March 24, 2005
Slam Dunk
What would the world do without sports analogies?
The latest example: of all places, Circuit Judge Wilson's dissent in the decision issued by the 11th Circuit Court of Appeals yesterday. Wilson, explaining one of the standards for judging whether someone deserves the granting of an injunction, wrote: "The establishment of a 'substantial likelihood for success on the merits' is a heavy burden, but not an insurmountable one. A movant need not establish he can hit a home run, only that he can get on base, with the possibility of scoring later."
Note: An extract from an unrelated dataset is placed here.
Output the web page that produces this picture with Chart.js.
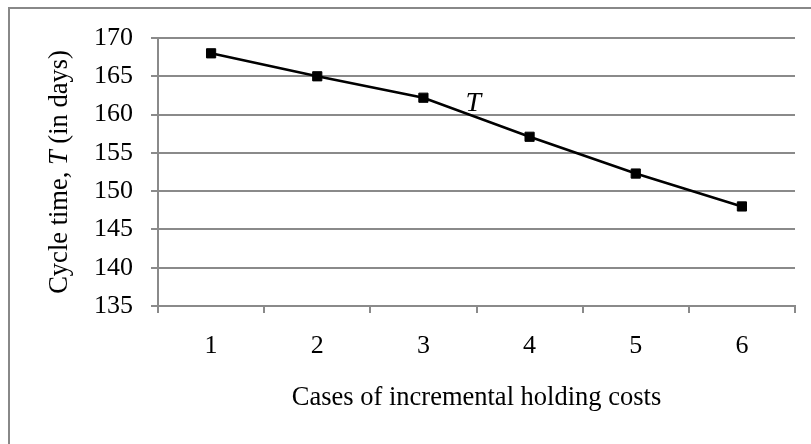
<!DOCTYPE html>
<html>
<head>
<meta charset="utf-8">
<script src="https://cdn.jsdelivr.net/npm/chart.js@4/dist/chart.umd.min.js"></script>
<style>
  html, body { margin: 0; padding: 0; background: #fff; overflow: hidden; }
  #frame { position: absolute; left: 8px; top: 7px; width: 900px; height: 500px; border: 2px solid #888; }
  #chart { position: absolute; left: 0; top: 0; }
</style>
</head>
<body>
<div id="frame"></div>
<canvas id="chart" width="811" height="444"></canvas>
<script>
// data
const cases = ['1', '2', '3', '4', '5', '6'];
const cycleTime = [168, 165, 162.2, 157.1, 152.3, 148];
const yTicks = { min: 135, max: 170, step: 5 };
const seriesLabel = 'T';

const serif = '"Liberation Serif", "Times New Roman", serif';
const grey = '#8a8a8a';

// y title has an italic T in the middle, so draw it by hand
const extraText = {
  id: 'extraText',
  afterDraw(chart) {
    const { ctx, chartArea, scales } = chart;
    ctx.save();
    ctx.fillStyle = '#000';
    ctx.textBaseline = 'middle';

    const parts = [
      { t: 'Cycle time, ', f: '26.5px ' + serif },
      { t: 'T', f: 'italic 26.5px ' + serif },
      { t: ' (in days)', f: '26.5px ' + serif }
    ];
    let total = 0;
    parts.forEach(p => { ctx.font = p.f; p.w = ctx.measureText(p.t).width; total += p.w; });
    ctx.translate(60, (chartArea.top + chartArea.bottom) / 2);
    ctx.rotate(-Math.PI / 2);
    let x = -total / 2;
    ctx.textAlign = 'left';
    parts.forEach(p => { ctx.font = p.f; ctx.fillText(p.t, x, 0); x += p.w; });
    ctx.restore();

    // series label next to the line
    ctx.save();
    ctx.font = 'italic 28px ' + serif;
    ctx.fillStyle = '#000';
    ctx.textAlign = 'center';
    ctx.textBaseline = 'middle';
    ctx.fillText(seriesLabel, scales.x.getPixelForValue(2.47), scales.y.getPixelForValue(161.4));
    ctx.restore();
  }
};

new Chart(document.getElementById('chart'), {
  type: 'line',
  data: {
    labels: cases,
    datasets: [{
      label: seriesLabel,
      data: cycleTime,
      borderColor: '#000',
      backgroundColor: '#000',
      borderWidth: 2.5,
      pointStyle: 'rect',
      pointRadius: 6.5,
      pointBorderWidth: 1,
      tension: 0
    }]
  },
  options: {
    responsive: false,
    animation: false,
    layout: { padding: { left: 0, top: 38, right: 16, bottom: 0 } },
    plugins: { legend: { display: false }, tooltip: { enabled: false } },
    scales: {
      x: {
        offset: true,
        afterFit: s => { s.height = 138; },
        grid: { drawOnChartArea: false, offset: true, tickLength: 7, color: grey, lineWidth: 2 },
        border: { color: grey, width: 2 },
        ticks: { color: '#000', padding: 18, font: { family: serif, size: 26 } },
        title: {
          display: true,
          text: 'Cases of incremental holding costs',
          color: '#000',
          padding: { bottom: 30 },
          font: { family: serif, size: 26.5 }
        }
      },
      y: {
        min: yTicks.min,
        max: yTicks.max,
        afterFit: s => { s.width = 158; },
        grid: { tickLength: 7, color: grey, lineWidth: 2 },
        border: { color: grey, width: 2 },
        ticks: { stepSize: yTicks.step, color: '#000', padding: 18, font: { family: serif, size: 26 } }
      }
    }
  },
  plugins: [extraText]
});
</script>
</body>
</html>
I think that analogy is pretty good. You don't have to prove that you'll score the winning touchdown, only that you may come within field goal range--wait, maybe the baseball one works better. I have no plans to move into the public sector as a judge, but if it involves making up sports analogies, I think I'd be pretty good. I'd probably try to bring in Derek Jeter as a cross-promotion. He's the ultimate get-on-base guy.
My high school calculus teacher always used to say, "Don't blow the layup." That meant: after you've finished dissecting all kinds of variables according to esoteric mechanics, don't be careless and add two and two incorrectly. It happened all the time.
From business ("keep your eye on the ball") to dating (I'll leave that to people's imaginations), the sports analogy always seems perfect. Sports provide an easy and entertaining way to assess expectations, judge success and failure, and ascertain degrees of opportunity. There's no need to be too clever--you can just find the opening and go for the easy two.